* GOAL *
Retype each line exactly. Skip images.

- - -

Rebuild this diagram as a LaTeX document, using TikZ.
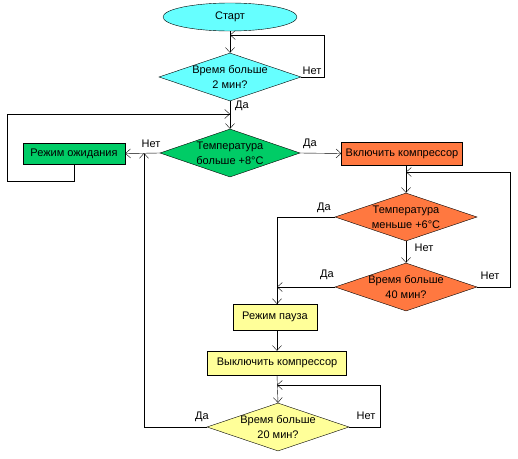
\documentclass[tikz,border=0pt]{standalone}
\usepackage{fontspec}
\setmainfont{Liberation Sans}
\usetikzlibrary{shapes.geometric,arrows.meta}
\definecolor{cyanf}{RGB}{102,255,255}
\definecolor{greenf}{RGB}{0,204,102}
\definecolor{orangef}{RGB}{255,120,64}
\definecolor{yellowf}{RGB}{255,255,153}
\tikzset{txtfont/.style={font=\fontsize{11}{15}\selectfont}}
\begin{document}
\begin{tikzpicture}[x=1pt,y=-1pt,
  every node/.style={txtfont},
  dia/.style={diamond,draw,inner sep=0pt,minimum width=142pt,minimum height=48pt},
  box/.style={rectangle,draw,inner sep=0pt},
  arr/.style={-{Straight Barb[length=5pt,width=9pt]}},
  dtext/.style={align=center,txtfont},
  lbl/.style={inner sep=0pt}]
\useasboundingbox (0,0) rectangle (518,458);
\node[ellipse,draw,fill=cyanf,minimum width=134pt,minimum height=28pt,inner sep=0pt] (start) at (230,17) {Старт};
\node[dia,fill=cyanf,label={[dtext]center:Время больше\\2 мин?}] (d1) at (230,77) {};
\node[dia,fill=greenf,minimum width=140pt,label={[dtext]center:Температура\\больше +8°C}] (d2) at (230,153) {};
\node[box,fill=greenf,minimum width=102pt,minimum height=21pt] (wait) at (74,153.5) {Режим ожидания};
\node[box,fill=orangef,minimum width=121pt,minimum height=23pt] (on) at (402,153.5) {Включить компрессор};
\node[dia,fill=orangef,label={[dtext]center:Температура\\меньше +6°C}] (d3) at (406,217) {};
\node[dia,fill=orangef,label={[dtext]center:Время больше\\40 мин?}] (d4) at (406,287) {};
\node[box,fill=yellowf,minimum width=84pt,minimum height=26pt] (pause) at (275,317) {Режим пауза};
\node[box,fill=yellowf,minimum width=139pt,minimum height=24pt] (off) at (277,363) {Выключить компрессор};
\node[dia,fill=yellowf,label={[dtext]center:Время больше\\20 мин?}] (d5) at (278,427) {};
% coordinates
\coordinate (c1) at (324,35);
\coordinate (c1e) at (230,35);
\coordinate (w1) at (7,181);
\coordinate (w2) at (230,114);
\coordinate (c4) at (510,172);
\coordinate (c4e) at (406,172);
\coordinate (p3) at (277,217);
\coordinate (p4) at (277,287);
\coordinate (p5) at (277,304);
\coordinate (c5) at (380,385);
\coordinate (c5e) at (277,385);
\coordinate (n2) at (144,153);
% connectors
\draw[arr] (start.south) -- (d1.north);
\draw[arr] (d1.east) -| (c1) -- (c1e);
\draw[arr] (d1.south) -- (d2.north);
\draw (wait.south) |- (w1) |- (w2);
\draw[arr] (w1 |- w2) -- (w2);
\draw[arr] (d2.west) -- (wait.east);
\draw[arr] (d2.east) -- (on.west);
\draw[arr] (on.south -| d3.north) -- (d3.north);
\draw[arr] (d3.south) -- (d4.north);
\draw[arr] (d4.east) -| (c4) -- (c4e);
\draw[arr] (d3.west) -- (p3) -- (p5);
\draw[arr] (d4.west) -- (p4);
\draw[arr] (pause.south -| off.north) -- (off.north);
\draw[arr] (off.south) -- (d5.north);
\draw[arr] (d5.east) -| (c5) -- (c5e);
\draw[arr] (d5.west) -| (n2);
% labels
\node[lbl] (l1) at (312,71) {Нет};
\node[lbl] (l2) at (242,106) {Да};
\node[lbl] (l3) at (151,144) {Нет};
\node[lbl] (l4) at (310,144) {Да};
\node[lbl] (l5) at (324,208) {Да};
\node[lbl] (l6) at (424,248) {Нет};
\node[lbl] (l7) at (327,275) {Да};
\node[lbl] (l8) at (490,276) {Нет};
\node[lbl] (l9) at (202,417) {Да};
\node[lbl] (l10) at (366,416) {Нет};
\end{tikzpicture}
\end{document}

- - -

* RESULT OF THIS EXERCISE *
Rebuild this diagram as a LaTeX document, using TikZ.
\documentclass[tikz,border=0pt]{standalone}
\usepackage{fontspec}
\setmainfont{Liberation Sans}
\usetikzlibrary{shapes.geometric,arrows.meta}
\definecolor{cyanf}{RGB}{102,255,255}
\definecolor{greenf}{RGB}{0,204,102}
\definecolor{orangef}{RGB}{255,120,64}
\definecolor{yellowf}{RGB}{255,255,153}
\tikzset{txtfont/.style={font=\fontsize{11}{15}\selectfont}}
\begin{document}
\begin{tikzpicture}[x=1pt,y=-1pt,
  every node/.style={txtfont},
  dia/.style={diamond,draw,inner sep=0pt,minimum width=142pt,minimum height=48pt},
  box/.style={rectangle,draw,inner sep=0pt},
  arr/.style={-{Straight Barb[length=5pt,width=9pt]}},
  dtext/.style={align=center,txtfont},
  lbl/.style={inner sep=0pt}]
\useasboundingbox (0,0) rectangle (518,458);
\node[ellipse,draw,fill=cyanf,minimum width=134pt,minimum height=28pt,inner sep=0pt] (start) at (230,17) {Старт};
\node[dia,fill=cyanf,label={[dtext]center:Время больше\\2 мин?}] (d1) at (230,77) {};
\node[dia,fill=greenf,minimum width=140pt,label={[dtext]center:Температура\\больше +8°C}] (d2) at (230,153) {};
\node[box,fill=greenf,minimum width=102pt,minimum height=21pt] (wait) at (74,153.5) {Режим ожидания};
\node[box,fill=orangef,minimum width=121pt,minimum height=23pt] (on) at (402,153.5) {Включить компрессор};
\node[dia,fill=orangef,label={[dtext]center:Температура\\меньше +6°C}] (d3) at (406,217) {};
\node[dia,fill=orangef,label={[dtext]center:Время больше\\40 мин?}] (d4) at (406,287) {};
\node[box,fill=yellowf,minimum width=84pt,minimum height=26pt] (pause) at (275,317) {Режим пауза};
\node[box,fill=yellowf,minimum width=139pt,minimum height=24pt] (off) at (277,363) {Выключить компрессор};
\node[dia,fill=yellowf,label={[dtext]center:Время больше\\20 мин?}] (d5) at (278,427) {};
% coordinates
\coordinate (c1) at (324,35);
\coordinate (c1e) at (230,35);
\coordinate (w1) at (7,181);
\coordinate (w2) at (230,114);
\coordinate (c4) at (510,172);
\coordinate (c4e) at (406,172);
\coordinate (p3) at (277,217);
\coordinate (p4) at (277,287);
\coordinate (p5) at (277,304);
\coordinate (c5) at (380,385);
\coordinate (c5e) at (277,385);
\coordinate (n2) at (144,153);
% connectors
\draw[arr] (start.south) -- (d1.north);
\draw[arr] (d1.east) -| (c1) -- (c1e);
\draw[arr] (d1.south) -- (d2.north);
\draw (wait.south) |- (w1) |- (w2);
\draw[arr] (w1 |- w2) -- (w2);
\draw[arr] (d2.west) -- (wait.east);
\draw[arr] (d2.east) -- (on.west);
\draw[arr] (on.south -| d3.north) -- (d3.north);
\draw[arr] (d3.south) -- (d4.north);
\draw[arr] (d4.east) -| (c4) -- (c4e);
\draw[arr] (d3.west) -- (p3) -- (p5);
\draw[arr] (d4.west) -- (p4);
\draw[arr] (pause.south -| off.north) -- (off.north);
\draw[arr] (off.south) -- (d5.north);
\draw[arr] (d5.east) -| (c5) -- (c5e);
\draw[arr] (d5.west) -| (n2);
% labels
\node[lbl] (l1) at (312,71) {Нет};
\node[lbl] (l2) at (242,106) {Да};
\node[lbl] (l3) at (151,144) {Нет};
\node[lbl] (l4) at (310,144) {Да};
\node[lbl] (l5) at (324,208) {Да};
\node[lbl] (l6) at (424,248) {Нет};
\node[lbl] (l7) at (327,275) {Да};
\node[lbl] (l8) at (490,276) {Нет};
\node[lbl] (l9) at (202,417) {Да};
\node[lbl] (l10) at (366,416) {Нет};
\end{tikzpicture}
\end{document}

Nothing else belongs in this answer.